Ronnie looks at his work as planting the seed, but realizes that he can’t plant the seed, water it, AND watch it grow all the way. The dads have to take what they’ve learned and do the work after release. In fact, some of the most touching feedback Ronnie has received was a text from a guy whose son took Ronnie’s class two cycles ago at Baker Correctional. The text said, “I was at Baker on Saturday to see my son and he told me you helped him a lot, I wanted to say thanks my friend”. Ronnie knows there’s so much “more” in that text than is being said – the class participant and his own dad have been talking. “This kind of work with fathers is about their own father, and their grandfather – because often there’s been possibly more than two generations of dysfunctionality.”

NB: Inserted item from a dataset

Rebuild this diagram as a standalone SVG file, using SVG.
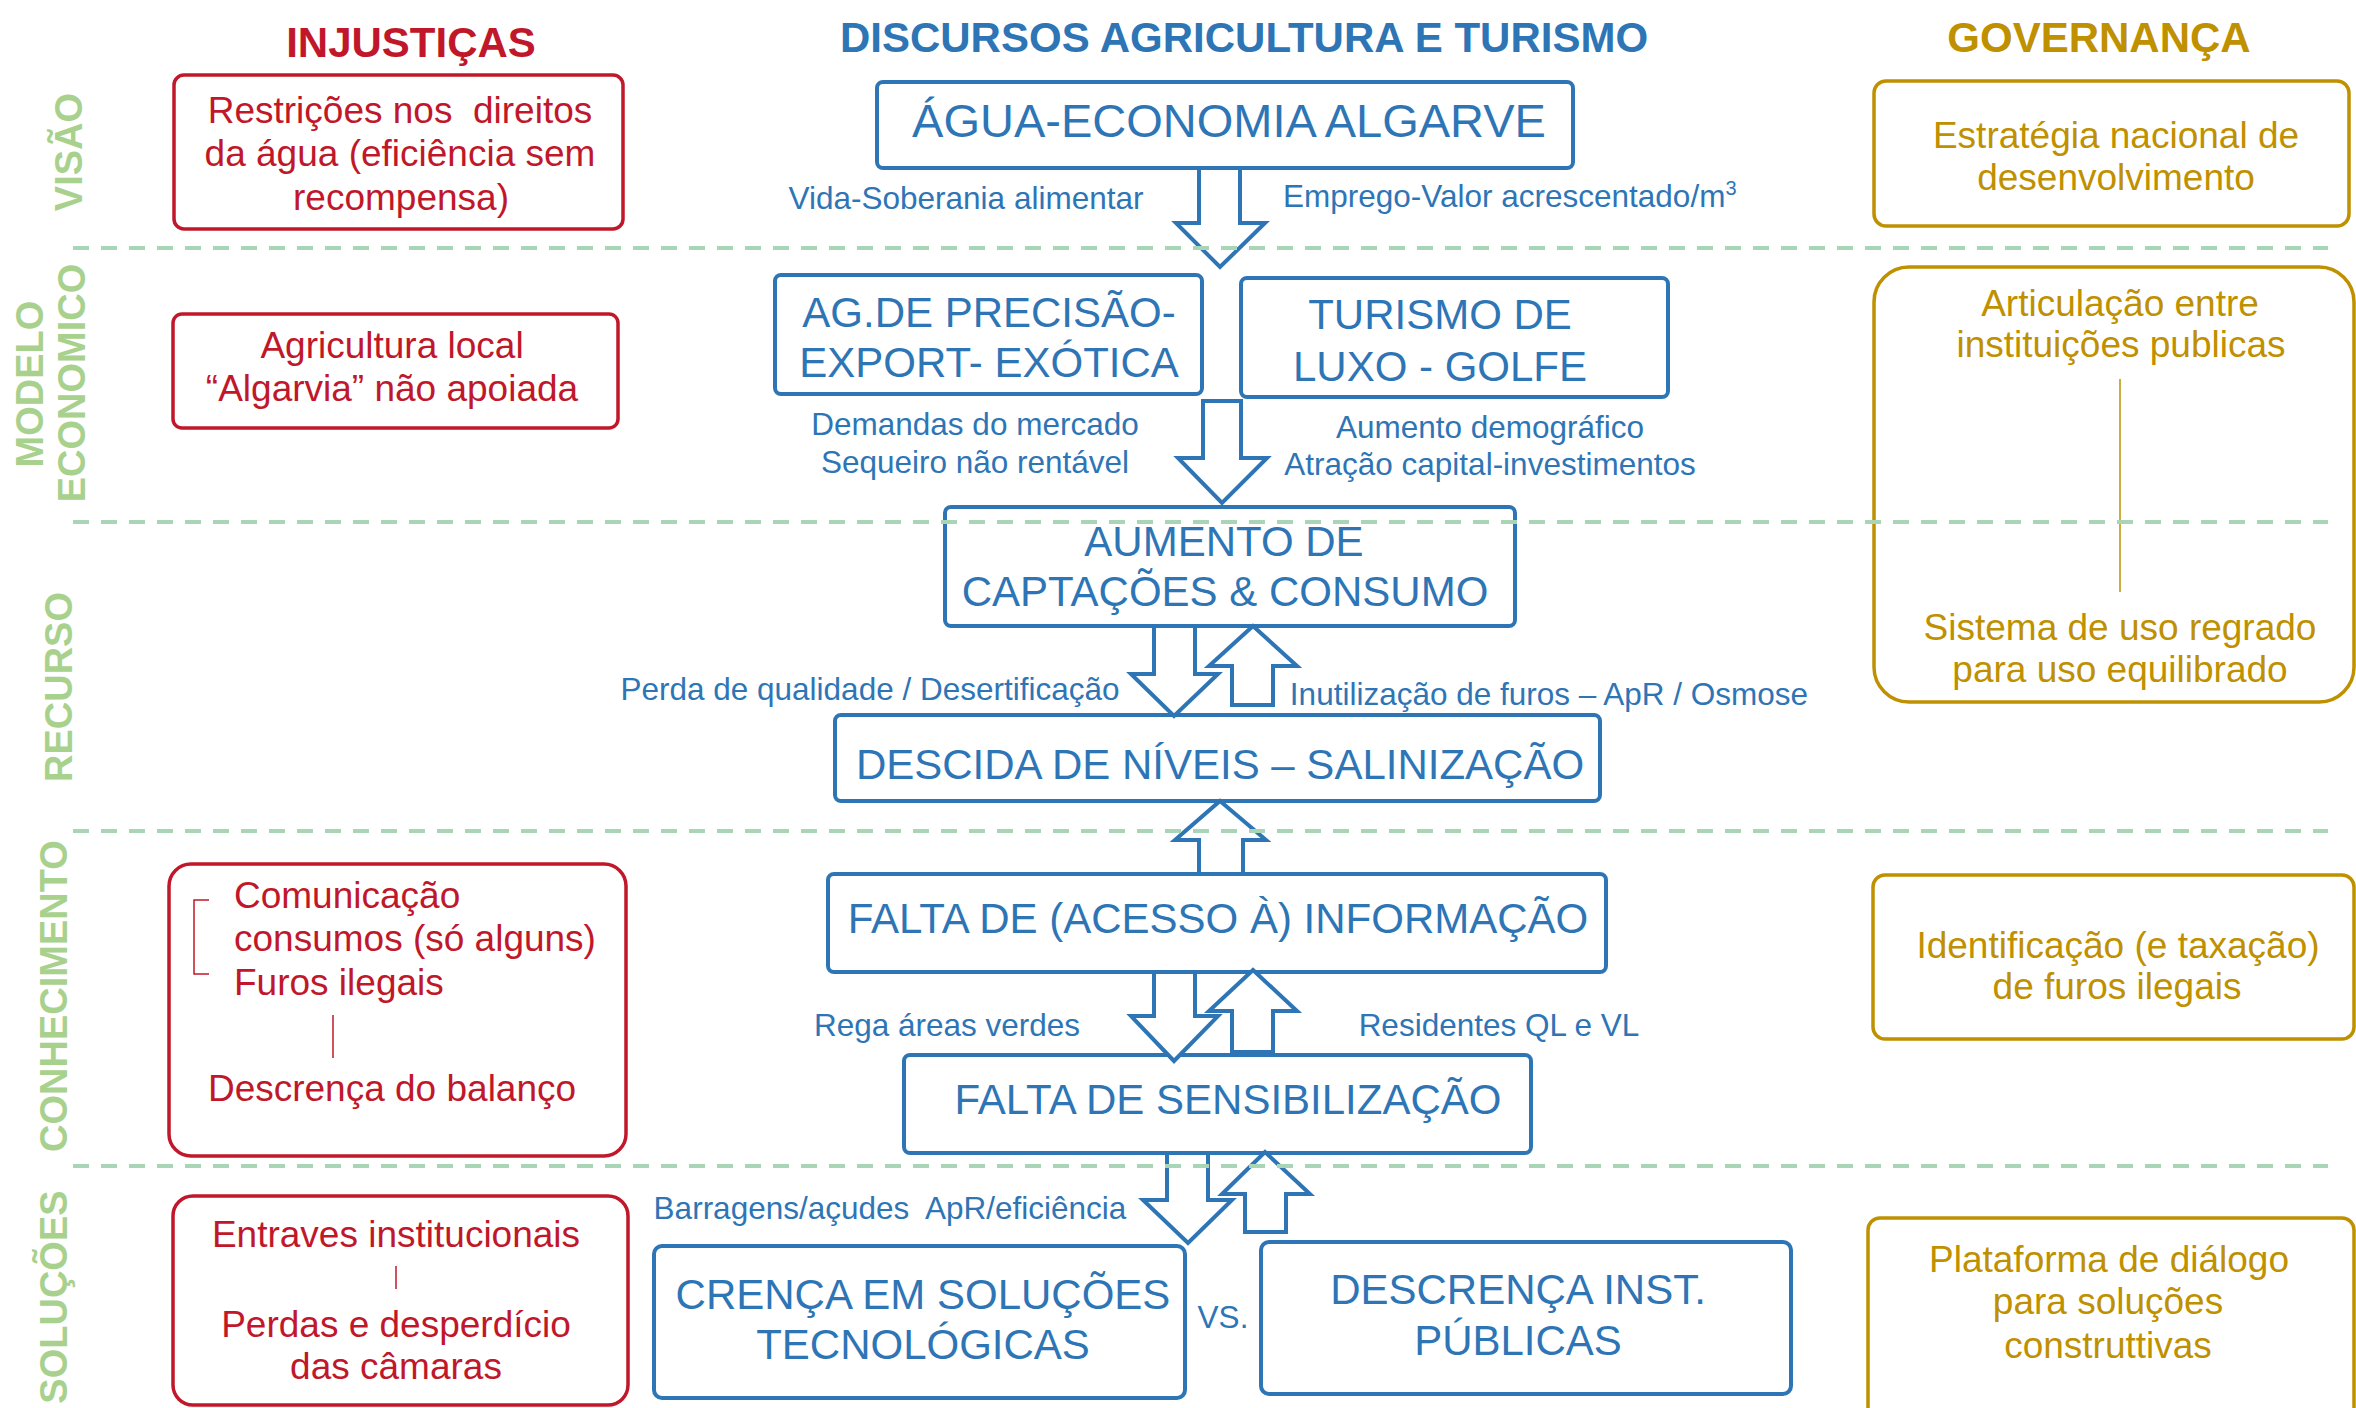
<svg xmlns="http://www.w3.org/2000/svg" width="2356" height="1408" viewBox="0 0 2356 1408">
<style>
text{font-family:"Liberation Sans",Arial,sans-serif;}
.ttl{font-size:42px;font-weight:bold;text-anchor:middle;}
.sec{font-size:38px;font-weight:bold;fill:#a9d18e;text-anchor:middle;}
.bb{fill:#fff;stroke:#2e75b6;stroke-width:4;}
.rb{fill:#fff;stroke:#c0182a;stroke-width:3.5;}
.gb{fill:#fff;stroke:#bf9000;stroke-width:3.5;}
.bt{fill:#2e75b6;font-size:42px;text-anchor:middle;}
.bt47{fill:#2e75b6;font-size:47px;text-anchor:middle;}
.bs{fill:#2e75b6;font-size:31.5px;text-anchor:middle;}
.bss{fill:#2e75b6;font-size:31.5px;text-anchor:start;}
.rt{fill:#c0182a;font-size:37px;text-anchor:middle;}
.rts{fill:#c0182a;font-size:37px;text-anchor:start;}
.gt{fill:#bf9000;font-size:37px;text-anchor:middle;}
.arr{fill:#fff;stroke:#2e75b6;stroke-width:4;stroke-linejoin:miter;}
.sep{stroke:#a8d5b6;stroke-width:4;stroke-dasharray:16 12;fill:none;}
.thinr{stroke:#c0182a;stroke-width:1.5;fill:none;}
</style>
<rect width="2356" height="1408" fill="#fff"/>

<g id="titles">
<text class="ttl" x="411" y="57" fill="#c0182a">INJUSTIÇAS</text>
<text class="ttl" x="1244" y="52" fill="#2e75b6">DISCURSOS AGRICULTURA E TURISMO</text>
<text class="ttl" x="2099" y="52" fill="#bf9000">GOVERNANÇA</text>
</g>

<g id="sections">
<text class="sec" transform="translate(82,152) rotate(-90)">VISÃO</text>
<text class="sec" transform="translate(43,384) rotate(-90)">MODELO</text>
<text class="sec" transform="translate(85,383) rotate(-90)">ECONOMICO</text>
<text class="sec" transform="translate(72,687) rotate(-90)">RECURSO</text>
<text class="sec" transform="translate(67,996) rotate(-90)">CONHECIMENTO</text>
<text class="sec" transform="translate(67,1297) rotate(-90)">SOLUÇÕES</text>
</g>

<!-- Injustiças column -->
<g id="inj-visao">
<rect class="rb" x="174" y="75" width="449" height="154" rx="10"/>
<text class="rt" x="400" y="123">Restrições nos&#160; direitos</text>
<text class="rt" x="400" y="166">da água (eficiência sem</text>
<text class="rt" x="401" y="210">recompensa)</text>
</g>
<g id="inj-modelo">
<rect class="rb" x="173" y="314" width="445" height="114" rx="9"/>
<text class="rt" x="392" y="358">Agricultura local</text>
<text class="rt" x="392" y="401">“Algarvia” não apoiada</text>
</g>
<g id="inj-conhecimento">
<rect class="rb" x="169" y="864" width="457" height="292" rx="22"/>
<text class="rts" x="234" y="908">Comunicação</text>
<text class="rts" x="234" y="951">consumos (só alguns)</text>
<text class="rts" x="234" y="995">Furos ilegais</text>
<path class="thinr" d="M209,900 H194 V974 H209"/>
<line class="thinr" x1="333" y1="1015" x2="333" y2="1058"/>
<text class="rt" x="392" y="1101">Descrença do balanço</text>
</g>
<g id="inj-solucoes">
<rect class="rb" x="173" y="1196" width="455" height="209" rx="20"/>
<text class="rt" x="396" y="1247">Entraves institucionais</text>
<line class="thinr" x1="396" y1="1266" x2="396" y2="1289"/>
<text class="rt" x="396" y="1337">Perdas e desperdício</text>
<text class="rt" x="396" y="1379">das câmaras</text>
</g>

<!-- Central column -->
<g id="agua-economia">
<rect class="bb" x="877" y="82" width="696" height="86" rx="6"/>
<text class="bt47" x="1229" y="137">ÁGUA-ECONOMIA ALGARVE</text>
</g>
<g id="ag-precisao">
<rect class="bb" x="775" y="275" width="427" height="119" rx="6"/>
<text class="bt" x="989" y="327">AG.DE PRECISÃO-</text>
<text class="bt" x="989" y="377">EXPORT- EXÓTICA</text>
</g>
<g id="turismo">
<rect class="bb" x="1241" y="278" width="427" height="119" rx="6"/>
<text class="bt" x="1440" y="329">TURISMO DE</text>
<text class="bt" x="1440" y="381">LUXO - GOLFE</text>
</g>
<g id="aumento">
<rect class="bb" x="945" y="507" width="570" height="119" rx="6"/>
<text class="bt" x="1224" y="556">AUMENTO DE</text>
<text class="bt" x="1225" y="606">CAPTAÇÕES &amp; CONSUMO</text>
</g>
<g id="descida">
<rect class="bb" x="835" y="715" width="765" height="86" rx="6"/>
<text class="bt" x="1220" y="779">DESCIDA DE NÍVEIS – SALINIZAÇÃO</text>
</g>
<g id="falta-informacao">
<rect class="bb" x="828" y="874" width="778" height="98" rx="6"/>
<text class="bt" x="1218" y="933">FALTA DE (ACESSO À) INFORMAÇÃO</text>
</g>
<g id="falta-sensibilizacao">
<rect class="bb" x="904" y="1055" width="627" height="98" rx="6"/>
<text class="bt" x="1228" y="1114">FALTA DE SENSIBILIZAÇÃO</text>
</g>
<g id="crenca">
<rect class="bb" x="654" y="1246" width="531" height="152" rx="8"/>
<text class="bt" x="923" y="1309">CRENÇA EM SOLUÇÕES</text>
<text class="bt" x="923" y="1359">TECNOLÓGICAS</text>
</g>
<g id="vs">
<text class="bs" x="1223" y="1328">VS.</text>
</g>
<g id="descrenca">
<rect class="bb" x="1261" y="1242" width="530" height="152" rx="8"/>
<text class="bt" x="1518" y="1304">DESCRENÇA INST.</text>
<text class="bt" x="1518" y="1355">PÚBLICAS</text>
</g>

<!-- Governança column -->
<g id="gov-estrategia">
<rect class="gb" x="1874" y="81" width="475" height="145" rx="12"/>
<text class="gt" x="2116" y="148">Estratégia nacional de</text>
<text class="gt" x="2116" y="190">desenvolvimento</text>
</g>
<g id="gov-articulacao">
<rect class="gb" x="1874" y="267" width="480" height="435" rx="35"/>
<text class="gt" x="2120" y="316">Articulação entre</text>
<text class="gt" x="2121" y="357">instituições publicas</text>
<line x1="2120" y1="379" x2="2120" y2="592" stroke="#bf9000" stroke-width="1.5"/>
<text class="gt" x="2120" y="640">Sistema de uso regrado</text>
<text class="gt" x="2120" y="682">para uso equilibrado</text>
</g>
<g id="gov-identificacao">
<rect class="gb" x="1873" y="875" width="481" height="164" rx="12"/>
<text class="gt" x="2118" y="958">Identificação (e taxação)</text>
<text class="gt" x="2117" y="999">de furos ilegais</text>
</g>
<g id="gov-plataforma">
<rect class="gb" x="1868" y="1218" width="486" height="210" rx="12"/>
<text class="gt" x="2109" y="1272">Plataforma de diálogo</text>
<text class="gt" x="2108" y="1314">para soluções</text>
<text class="gt" x="2108" y="1358">construttivas</text>
</g>

<!-- Connectors: block arrows and their labels -->
<g id="connectors">
<polygon class="arr" points="1199,168 1240,168 1240,223 1265,223 1220,267 1176,223 1199,223"/>
<polygon class="arr" points="1203,401 1241,401 1241,458 1267,458 1222,503 1178,458 1203,458"/>
<polygon class="arr" points="1154,626 1195,626 1195,674 1218,674 1174,716 1131,674 1154,674"/>
<polygon class="arr" points="1253,626 1297,666 1273,666 1273,705 1232,705 1232,666 1209,666"/>
<polygon class="arr" points="1220,801 1266,840 1243,840 1243,874 1199,874 1199,840 1175,840"/>
<polygon class="arr" points="1154,972 1195,972 1195,1016 1218,1016 1174,1061 1131,1016 1154,1016"/>
<polygon class="arr" points="1253,970 1297,1011 1273,1011 1273,1052 1232,1052 1232,1011 1209,1011"/>
<polygon class="arr" points="1167,1153 1208,1153 1208,1200 1232,1200 1188,1243 1143,1200 1167,1200"/>
<polygon class="arr" points="1265,1152 1310,1194 1286,1194 1286,1232 1245,1232 1245,1194 1222,1194"/>

<text class="bs" x="966" y="209">Vida-Soberania alimentar</text>
<text class="bss" x="1283" y="207">Emprego-Valor acrescentado/m<tspan style="font-size:20px" dy="-12">3</tspan></text>
<text class="bs" x="975" y="435">Demandas do mercado</text>
<text class="bs" x="975" y="473">Sequeiro não rentável</text>
<text class="bs" x="1490" y="438">Aumento demográfico</text>
<text class="bs" x="1490" y="475">Atração capital-investimentos</text>
<text class="bs" x="870" y="700">Perda de qualidade / Desertificação</text>
<text class="bs" x="1549" y="705">Inutilização de furos – ApR / Osmose</text>
<text class="bs" x="947" y="1036">Rega áreas verdes</text>
<text class="bs" x="1499" y="1036">Residentes QL e VL</text>
<text class="bs" x="890" y="1219">Barragens/açudes&#160; ApR/eficiência</text>
</g>

<g id="separators">
<line class="sep" x1="73" y1="248" x2="2328" y2="248"/>
<line class="sep" x1="73" y1="522" x2="2328" y2="522"/>
<line class="sep" x1="73" y1="831" x2="2328" y2="831"/>
<line class="sep" x1="73" y1="1166" x2="2328" y2="1166"/>
</g>
</svg>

Ronnie’s favorite InsideOut Dad® sessions:

  1. Session 4: Showing and handling feelings is his favorite (“That’s when the walls come down”, Ronnie says.)
  2. Session 10: Discipline
  3. Session 9: Children’s growth (“The dads love the Ages and Stages Charts, as they come in thinking that encouraging child development is solely the mother’s role”, says Ronnie.)

NFI sincerely thanks Operation New Hope, Curtis Hazel, and Ronnie Cage for their work rehabilitating fathers and helping to connect them with their children, heart to heart. And not only that, helping to keep those dads out of jail or prison and present in the lives of their children. We couldn’t ask for anything more.